Search code examples
htmlregexbashsedpcre

How do I do a regex only the specific selection between two tags?


There have been dozens of similar questions that was asked but my question is about a specific selection between the tags. I don't want the entire selection from <a href to </a>, I only need to target the "> between those tags itself.

I am trying to convert a href links into wikilinks. For example, if the sample text has:

<a href="./light.html">Light</a> is light.

<div class="reasons">

I wanted to edit the file itself and change from <a href="link.html">Link</a> into [[link.html|Link]]. The basic idea that I have right now uses 3 sed edits as follows:

  1. <a href="link.html">Link</a> -> <a href="link.html|Link</a>
  2. <a href="link.html|Link</a> -> [[link.html|Link</a>
  3. [[link.html|Link</a> -> [[link.html|Link]]

My problem lies with the first step; I can't find the regex that only targets "> between <a href and </a>.

I understand that the basic idea would need to be the search target between lookaround and lookbehind. But trying it on regexr showed a fail. I also tried using conditional regex.
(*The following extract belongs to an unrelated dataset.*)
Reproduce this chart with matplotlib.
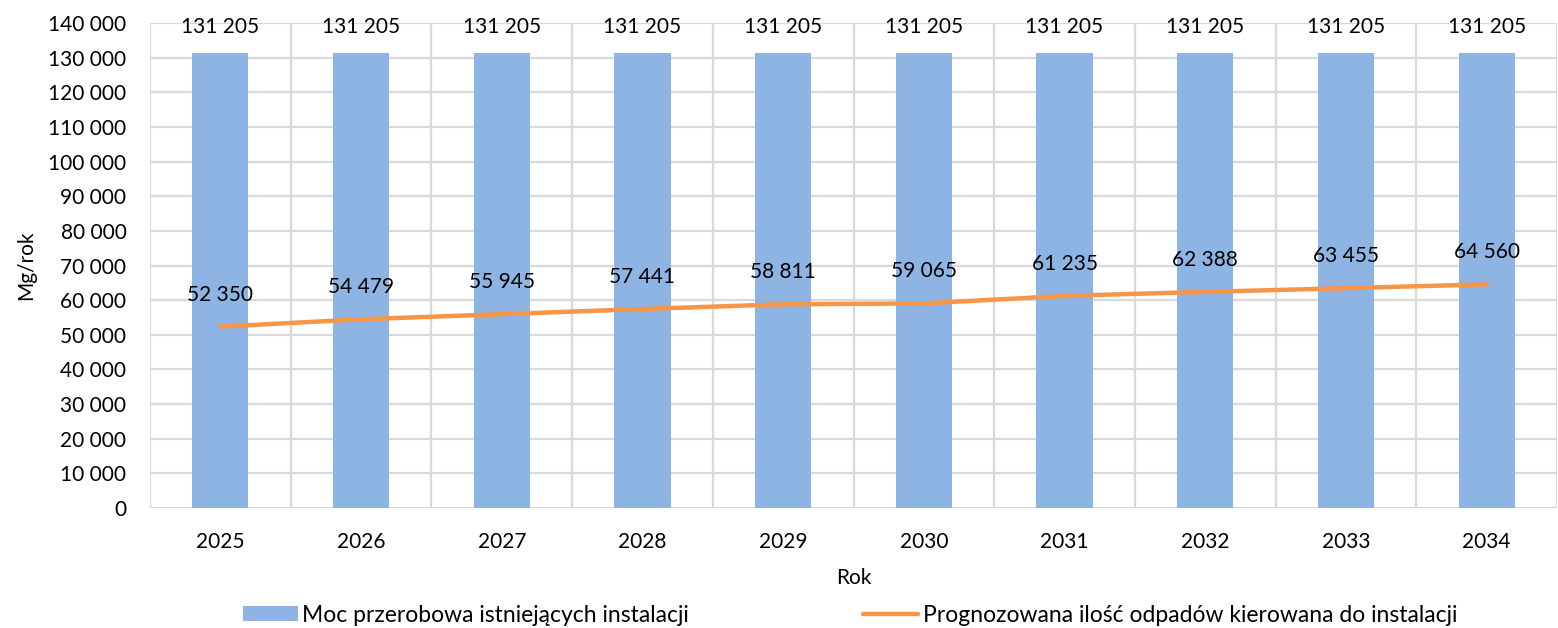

I can't find the syntax I used but it either turned an error or it worked but it also captured the div class.

Edit: I'm on Ubuntu and using a bash script using sed to do the text manipulation.


Solution

  • The basic idea that I have right now uses 3 sed edits

    Assuming you've also read the answers underneath those dozens of similar questions, you could've known that it's a bad idea to parse HTML with sed (regex).

    With an HTML-parser like this would be as simple as:

    $ xidel -s '<a href="link.html">Link</a>' -e 'concat("[[",//a/@href,"|",//a,"]]")'
    $ xidel -s '<a href="link.html">Link</a>' -e '"[["||//a/@href||"|"||//a||"]]"'
    $ xidel -s '<a href="link.html">Link</a>' -e 'x"[[{//a/@href}|{//a}]]"'
    [[link.html|Link]]
    

    Three different queries to concatenate strings. The 1st query uses the XPath concat() function, the 2nd query uses the XPath || operator and the 3rd uses xidel's extended string syntax.